- EXERCISE
In the listing below, locate the line that contains "Write the matplotlib code for this chart." and the line that contains "plt.rcParams['font.family'] = ['Lato', 'DejaVu". Restate word for word those two lines and every line between them, and nothing else.

--- start SUPPLIED DATA ---

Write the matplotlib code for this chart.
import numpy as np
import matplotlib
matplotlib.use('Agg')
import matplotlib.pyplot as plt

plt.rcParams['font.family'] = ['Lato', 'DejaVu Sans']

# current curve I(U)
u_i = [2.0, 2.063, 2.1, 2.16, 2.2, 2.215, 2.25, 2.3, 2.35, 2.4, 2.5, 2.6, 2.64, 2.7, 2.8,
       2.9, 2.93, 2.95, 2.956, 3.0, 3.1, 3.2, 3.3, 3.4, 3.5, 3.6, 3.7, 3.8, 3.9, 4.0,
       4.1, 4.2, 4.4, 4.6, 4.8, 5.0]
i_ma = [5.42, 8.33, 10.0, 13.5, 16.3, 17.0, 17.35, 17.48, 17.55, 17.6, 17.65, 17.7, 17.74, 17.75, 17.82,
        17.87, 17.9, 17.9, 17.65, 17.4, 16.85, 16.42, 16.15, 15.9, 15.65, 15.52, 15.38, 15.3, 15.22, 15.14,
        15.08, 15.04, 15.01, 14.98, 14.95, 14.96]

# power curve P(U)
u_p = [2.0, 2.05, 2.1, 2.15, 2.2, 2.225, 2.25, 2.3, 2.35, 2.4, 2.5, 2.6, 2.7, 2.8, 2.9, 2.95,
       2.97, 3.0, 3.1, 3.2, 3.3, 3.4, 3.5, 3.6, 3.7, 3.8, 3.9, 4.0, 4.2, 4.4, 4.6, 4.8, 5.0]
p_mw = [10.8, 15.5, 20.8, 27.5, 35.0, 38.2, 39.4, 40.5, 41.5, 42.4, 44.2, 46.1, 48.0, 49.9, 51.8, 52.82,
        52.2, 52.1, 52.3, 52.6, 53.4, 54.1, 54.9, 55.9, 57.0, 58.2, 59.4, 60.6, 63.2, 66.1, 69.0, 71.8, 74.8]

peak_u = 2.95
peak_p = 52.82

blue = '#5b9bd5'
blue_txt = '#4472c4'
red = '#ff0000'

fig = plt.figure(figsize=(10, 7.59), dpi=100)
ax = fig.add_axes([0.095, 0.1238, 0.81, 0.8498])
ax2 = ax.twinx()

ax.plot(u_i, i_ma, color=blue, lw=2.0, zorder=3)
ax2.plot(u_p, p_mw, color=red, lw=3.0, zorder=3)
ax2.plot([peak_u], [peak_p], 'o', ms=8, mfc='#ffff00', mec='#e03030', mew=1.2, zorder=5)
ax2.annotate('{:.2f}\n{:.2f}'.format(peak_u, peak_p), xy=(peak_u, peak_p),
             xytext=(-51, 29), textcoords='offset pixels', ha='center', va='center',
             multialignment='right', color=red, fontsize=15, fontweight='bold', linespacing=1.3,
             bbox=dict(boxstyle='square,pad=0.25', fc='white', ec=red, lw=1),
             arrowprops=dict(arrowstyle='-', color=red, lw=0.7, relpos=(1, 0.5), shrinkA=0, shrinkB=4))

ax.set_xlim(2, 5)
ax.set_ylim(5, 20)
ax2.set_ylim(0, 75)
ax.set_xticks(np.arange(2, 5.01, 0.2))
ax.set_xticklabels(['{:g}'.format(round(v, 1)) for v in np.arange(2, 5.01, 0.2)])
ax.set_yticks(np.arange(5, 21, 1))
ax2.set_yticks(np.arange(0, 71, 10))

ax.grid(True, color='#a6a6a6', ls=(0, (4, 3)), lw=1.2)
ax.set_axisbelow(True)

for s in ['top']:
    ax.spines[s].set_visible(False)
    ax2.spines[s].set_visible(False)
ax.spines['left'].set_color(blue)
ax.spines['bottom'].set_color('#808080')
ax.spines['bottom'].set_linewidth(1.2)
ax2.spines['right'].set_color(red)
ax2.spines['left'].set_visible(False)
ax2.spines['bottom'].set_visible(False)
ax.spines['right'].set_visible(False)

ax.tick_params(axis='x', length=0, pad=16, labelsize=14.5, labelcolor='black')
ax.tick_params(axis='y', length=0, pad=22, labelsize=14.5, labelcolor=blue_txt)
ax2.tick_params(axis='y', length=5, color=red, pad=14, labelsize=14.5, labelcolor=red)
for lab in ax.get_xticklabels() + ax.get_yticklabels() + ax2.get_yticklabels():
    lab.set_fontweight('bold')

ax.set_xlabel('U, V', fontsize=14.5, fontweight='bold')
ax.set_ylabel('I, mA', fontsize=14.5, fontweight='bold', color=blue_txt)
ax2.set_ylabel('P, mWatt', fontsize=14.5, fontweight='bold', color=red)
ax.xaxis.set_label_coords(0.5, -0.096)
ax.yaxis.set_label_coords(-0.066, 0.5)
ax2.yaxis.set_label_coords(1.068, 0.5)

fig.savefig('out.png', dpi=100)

--- end SUPPLIED DATA ---
--- start SUPPLIED DATA ---

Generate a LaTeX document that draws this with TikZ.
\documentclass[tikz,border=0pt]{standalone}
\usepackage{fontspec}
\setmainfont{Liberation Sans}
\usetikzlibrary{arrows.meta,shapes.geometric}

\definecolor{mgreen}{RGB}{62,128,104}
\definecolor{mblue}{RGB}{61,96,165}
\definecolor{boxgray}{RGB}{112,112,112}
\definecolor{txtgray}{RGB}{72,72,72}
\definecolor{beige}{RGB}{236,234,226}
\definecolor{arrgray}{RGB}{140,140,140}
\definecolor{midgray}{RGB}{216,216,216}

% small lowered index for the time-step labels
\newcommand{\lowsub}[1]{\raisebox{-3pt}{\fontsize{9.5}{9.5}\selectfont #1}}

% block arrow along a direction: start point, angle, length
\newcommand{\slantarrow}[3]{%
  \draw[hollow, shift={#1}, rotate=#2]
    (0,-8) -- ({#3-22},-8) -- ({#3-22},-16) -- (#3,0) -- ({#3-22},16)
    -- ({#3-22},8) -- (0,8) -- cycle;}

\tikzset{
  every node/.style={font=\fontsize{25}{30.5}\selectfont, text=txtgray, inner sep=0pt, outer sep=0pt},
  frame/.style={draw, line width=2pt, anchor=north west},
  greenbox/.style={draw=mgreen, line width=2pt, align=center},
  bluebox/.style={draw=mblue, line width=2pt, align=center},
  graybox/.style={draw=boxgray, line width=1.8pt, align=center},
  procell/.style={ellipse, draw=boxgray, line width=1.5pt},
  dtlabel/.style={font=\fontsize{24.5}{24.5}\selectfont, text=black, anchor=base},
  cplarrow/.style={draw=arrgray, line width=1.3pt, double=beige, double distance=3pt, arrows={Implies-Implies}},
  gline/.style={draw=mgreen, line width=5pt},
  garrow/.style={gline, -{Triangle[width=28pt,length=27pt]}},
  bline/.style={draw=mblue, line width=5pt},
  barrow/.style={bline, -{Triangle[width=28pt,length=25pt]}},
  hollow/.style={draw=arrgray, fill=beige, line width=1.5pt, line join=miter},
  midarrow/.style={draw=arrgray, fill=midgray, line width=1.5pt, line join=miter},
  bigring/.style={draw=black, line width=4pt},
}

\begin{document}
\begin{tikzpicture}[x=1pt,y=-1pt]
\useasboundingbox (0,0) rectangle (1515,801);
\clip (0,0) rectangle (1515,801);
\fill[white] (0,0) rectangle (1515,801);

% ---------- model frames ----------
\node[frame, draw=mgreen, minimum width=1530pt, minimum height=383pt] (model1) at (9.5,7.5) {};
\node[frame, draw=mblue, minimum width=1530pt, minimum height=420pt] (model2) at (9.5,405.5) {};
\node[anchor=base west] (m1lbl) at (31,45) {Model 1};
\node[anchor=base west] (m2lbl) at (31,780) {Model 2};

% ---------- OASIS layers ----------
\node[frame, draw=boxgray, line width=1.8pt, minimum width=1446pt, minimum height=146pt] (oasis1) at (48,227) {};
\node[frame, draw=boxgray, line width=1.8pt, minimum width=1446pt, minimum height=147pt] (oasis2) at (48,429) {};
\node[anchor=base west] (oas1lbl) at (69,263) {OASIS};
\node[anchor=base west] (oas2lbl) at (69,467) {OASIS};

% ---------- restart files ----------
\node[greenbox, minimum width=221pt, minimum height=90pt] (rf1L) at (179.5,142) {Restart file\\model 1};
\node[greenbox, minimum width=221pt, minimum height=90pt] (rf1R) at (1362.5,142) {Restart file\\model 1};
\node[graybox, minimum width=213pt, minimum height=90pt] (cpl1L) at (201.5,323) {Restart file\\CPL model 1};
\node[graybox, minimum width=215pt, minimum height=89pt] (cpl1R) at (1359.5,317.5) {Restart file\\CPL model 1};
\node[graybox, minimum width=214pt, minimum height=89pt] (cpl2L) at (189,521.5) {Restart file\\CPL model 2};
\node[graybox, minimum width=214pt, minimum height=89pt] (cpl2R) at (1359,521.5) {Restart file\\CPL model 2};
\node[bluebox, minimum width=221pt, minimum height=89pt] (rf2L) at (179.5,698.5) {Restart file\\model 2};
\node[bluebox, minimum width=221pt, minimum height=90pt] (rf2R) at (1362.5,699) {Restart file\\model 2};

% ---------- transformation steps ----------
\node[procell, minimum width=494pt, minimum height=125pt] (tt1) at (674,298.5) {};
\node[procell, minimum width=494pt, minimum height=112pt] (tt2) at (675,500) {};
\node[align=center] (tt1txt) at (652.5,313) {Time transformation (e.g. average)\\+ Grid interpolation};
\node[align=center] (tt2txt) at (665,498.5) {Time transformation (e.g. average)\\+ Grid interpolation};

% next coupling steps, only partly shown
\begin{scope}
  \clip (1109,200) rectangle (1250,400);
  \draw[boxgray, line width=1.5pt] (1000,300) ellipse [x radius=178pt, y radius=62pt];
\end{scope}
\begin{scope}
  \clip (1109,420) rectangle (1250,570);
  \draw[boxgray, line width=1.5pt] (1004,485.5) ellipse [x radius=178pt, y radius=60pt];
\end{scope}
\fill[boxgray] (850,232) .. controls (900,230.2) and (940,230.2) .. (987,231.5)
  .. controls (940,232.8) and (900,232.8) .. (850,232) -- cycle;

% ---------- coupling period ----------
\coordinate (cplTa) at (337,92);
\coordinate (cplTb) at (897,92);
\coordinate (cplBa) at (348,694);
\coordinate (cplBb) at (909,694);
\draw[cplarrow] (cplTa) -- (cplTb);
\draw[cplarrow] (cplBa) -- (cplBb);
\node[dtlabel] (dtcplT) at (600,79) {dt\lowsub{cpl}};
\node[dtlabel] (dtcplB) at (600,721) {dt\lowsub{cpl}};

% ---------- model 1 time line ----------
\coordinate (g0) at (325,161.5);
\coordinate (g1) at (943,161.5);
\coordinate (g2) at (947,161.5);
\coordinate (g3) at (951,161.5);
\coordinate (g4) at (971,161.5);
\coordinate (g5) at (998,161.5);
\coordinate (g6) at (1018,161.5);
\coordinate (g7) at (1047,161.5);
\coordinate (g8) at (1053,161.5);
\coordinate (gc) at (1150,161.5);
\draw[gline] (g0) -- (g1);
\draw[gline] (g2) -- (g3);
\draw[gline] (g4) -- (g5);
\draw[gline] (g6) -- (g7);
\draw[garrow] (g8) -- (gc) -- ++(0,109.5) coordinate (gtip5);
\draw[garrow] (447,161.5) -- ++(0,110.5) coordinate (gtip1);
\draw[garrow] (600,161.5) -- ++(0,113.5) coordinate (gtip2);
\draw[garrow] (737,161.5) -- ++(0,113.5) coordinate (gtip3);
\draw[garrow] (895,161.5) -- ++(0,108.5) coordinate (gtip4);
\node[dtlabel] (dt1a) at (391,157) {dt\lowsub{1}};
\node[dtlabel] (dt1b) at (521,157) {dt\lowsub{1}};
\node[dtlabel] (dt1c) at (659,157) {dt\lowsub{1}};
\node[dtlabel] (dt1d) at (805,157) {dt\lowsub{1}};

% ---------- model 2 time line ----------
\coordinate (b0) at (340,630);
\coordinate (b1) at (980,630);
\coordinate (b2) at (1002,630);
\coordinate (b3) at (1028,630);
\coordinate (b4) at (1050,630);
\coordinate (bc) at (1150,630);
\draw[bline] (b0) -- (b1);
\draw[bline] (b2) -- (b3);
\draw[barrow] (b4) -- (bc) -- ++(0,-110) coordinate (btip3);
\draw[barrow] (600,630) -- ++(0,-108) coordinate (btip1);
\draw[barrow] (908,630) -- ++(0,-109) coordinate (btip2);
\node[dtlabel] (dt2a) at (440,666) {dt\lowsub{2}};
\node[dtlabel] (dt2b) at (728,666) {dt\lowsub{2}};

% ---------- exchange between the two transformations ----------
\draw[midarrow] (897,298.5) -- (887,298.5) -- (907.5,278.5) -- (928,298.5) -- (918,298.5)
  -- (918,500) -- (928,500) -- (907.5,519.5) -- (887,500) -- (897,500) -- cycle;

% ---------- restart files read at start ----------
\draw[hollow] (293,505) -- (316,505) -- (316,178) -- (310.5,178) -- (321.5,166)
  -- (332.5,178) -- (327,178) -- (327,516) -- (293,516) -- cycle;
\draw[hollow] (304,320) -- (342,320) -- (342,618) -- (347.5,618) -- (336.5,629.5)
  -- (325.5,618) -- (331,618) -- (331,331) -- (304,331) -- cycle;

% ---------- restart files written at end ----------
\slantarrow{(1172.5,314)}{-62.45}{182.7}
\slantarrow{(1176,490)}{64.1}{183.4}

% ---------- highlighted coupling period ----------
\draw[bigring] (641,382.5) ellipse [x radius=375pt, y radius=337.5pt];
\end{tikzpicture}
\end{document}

--- end SUPPLIED DATA ---
--- start SUPPLIED DATA ---

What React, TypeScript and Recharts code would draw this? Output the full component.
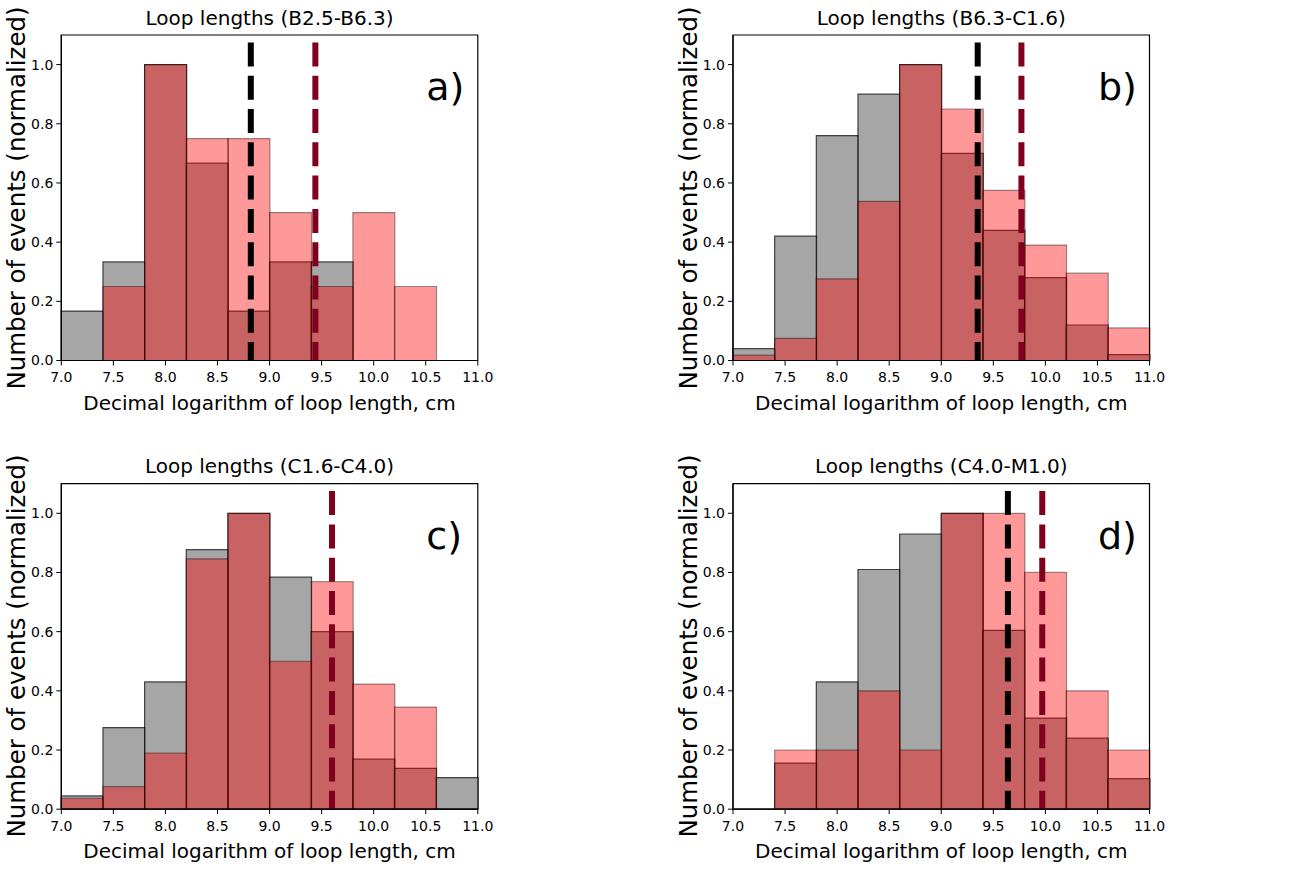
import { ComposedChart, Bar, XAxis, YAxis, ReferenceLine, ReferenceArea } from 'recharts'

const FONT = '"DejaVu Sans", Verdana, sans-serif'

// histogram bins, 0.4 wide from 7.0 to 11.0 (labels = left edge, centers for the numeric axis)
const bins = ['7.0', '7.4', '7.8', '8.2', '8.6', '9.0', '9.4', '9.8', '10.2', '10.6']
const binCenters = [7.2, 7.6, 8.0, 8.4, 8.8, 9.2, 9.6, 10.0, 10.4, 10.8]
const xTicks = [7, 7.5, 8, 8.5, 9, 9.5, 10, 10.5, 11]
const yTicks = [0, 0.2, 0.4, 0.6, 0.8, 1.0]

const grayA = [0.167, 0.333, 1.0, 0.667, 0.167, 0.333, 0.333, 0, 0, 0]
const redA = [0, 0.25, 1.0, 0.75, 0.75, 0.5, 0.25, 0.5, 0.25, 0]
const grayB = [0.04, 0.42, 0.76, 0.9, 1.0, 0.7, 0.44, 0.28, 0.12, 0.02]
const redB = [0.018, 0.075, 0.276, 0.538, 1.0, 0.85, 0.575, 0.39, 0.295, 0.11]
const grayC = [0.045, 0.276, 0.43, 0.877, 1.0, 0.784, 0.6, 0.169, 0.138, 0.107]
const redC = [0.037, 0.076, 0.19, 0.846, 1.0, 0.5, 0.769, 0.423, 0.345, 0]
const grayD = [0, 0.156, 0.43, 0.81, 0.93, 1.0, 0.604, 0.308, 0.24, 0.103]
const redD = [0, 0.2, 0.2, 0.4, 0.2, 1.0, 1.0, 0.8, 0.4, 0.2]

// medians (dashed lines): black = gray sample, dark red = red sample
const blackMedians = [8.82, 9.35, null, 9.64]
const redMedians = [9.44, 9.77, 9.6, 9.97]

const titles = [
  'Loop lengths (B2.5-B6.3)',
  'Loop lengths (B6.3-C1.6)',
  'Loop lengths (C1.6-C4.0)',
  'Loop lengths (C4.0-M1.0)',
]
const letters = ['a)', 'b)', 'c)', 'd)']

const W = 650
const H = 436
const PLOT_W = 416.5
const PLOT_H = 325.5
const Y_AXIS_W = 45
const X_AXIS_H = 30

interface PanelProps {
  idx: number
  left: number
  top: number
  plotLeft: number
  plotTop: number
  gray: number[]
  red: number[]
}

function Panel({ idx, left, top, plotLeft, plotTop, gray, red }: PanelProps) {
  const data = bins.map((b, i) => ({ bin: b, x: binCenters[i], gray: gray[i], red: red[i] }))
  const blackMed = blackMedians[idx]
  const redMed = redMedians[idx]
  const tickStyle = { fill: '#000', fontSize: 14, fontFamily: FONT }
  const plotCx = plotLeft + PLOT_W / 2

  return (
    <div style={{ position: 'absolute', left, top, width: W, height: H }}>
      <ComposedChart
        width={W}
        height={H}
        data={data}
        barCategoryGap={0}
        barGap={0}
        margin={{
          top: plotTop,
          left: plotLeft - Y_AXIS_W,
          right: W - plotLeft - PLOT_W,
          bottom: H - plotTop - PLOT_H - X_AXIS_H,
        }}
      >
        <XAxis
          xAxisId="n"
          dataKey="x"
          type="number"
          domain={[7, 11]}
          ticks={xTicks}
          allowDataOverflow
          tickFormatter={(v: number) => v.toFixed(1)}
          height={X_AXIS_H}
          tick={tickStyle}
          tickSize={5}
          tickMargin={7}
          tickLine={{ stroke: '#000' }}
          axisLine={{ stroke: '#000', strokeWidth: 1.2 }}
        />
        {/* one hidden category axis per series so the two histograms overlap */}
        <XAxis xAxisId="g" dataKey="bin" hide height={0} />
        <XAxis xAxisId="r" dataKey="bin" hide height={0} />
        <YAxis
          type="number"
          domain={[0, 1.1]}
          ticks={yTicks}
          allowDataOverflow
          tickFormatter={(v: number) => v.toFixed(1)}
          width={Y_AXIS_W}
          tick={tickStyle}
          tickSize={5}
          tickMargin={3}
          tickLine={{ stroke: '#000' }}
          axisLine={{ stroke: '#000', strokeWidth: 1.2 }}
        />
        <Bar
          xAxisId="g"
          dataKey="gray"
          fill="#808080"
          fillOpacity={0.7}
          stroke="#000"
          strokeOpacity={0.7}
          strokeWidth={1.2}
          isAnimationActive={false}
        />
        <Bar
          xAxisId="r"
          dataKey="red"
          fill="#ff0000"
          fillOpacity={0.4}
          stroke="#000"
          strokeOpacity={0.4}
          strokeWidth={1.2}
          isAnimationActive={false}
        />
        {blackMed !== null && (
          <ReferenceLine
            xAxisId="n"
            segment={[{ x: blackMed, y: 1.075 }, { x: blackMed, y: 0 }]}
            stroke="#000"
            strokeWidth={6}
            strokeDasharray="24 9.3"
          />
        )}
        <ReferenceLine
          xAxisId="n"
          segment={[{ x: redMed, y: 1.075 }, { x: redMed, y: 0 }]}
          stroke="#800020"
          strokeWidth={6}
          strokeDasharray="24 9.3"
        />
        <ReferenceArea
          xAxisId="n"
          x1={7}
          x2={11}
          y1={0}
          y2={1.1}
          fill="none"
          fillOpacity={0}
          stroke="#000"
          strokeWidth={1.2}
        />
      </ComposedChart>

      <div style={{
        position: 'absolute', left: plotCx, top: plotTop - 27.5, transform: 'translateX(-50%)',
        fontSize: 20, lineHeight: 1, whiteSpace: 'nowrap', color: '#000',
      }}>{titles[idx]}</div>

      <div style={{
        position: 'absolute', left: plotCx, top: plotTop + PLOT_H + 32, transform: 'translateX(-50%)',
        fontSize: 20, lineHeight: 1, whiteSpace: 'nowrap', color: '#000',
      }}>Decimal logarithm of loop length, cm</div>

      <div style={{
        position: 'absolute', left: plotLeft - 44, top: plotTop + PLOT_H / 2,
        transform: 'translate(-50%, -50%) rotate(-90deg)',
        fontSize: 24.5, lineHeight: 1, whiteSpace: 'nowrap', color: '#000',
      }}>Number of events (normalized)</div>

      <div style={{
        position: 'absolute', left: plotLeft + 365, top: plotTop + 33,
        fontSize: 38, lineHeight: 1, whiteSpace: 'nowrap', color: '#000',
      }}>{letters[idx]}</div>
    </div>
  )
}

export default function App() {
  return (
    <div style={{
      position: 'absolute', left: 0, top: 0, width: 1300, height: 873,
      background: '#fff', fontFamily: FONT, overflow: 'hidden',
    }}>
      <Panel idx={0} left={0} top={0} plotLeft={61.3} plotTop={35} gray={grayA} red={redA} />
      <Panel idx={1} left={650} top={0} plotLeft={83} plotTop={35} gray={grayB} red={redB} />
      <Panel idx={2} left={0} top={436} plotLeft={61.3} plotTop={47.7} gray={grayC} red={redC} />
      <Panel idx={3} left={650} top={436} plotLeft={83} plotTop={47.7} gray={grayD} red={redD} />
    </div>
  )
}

--- end SUPPLIED DATA ---

- CORRECT RESULT
Write the matplotlib code for this chart.
import numpy as np
import matplotlib
matplotlib.use('Agg')
import matplotlib.pyplot as plt

plt.rcParams['font.family'] = ['Lato', 'DejaVu Sans']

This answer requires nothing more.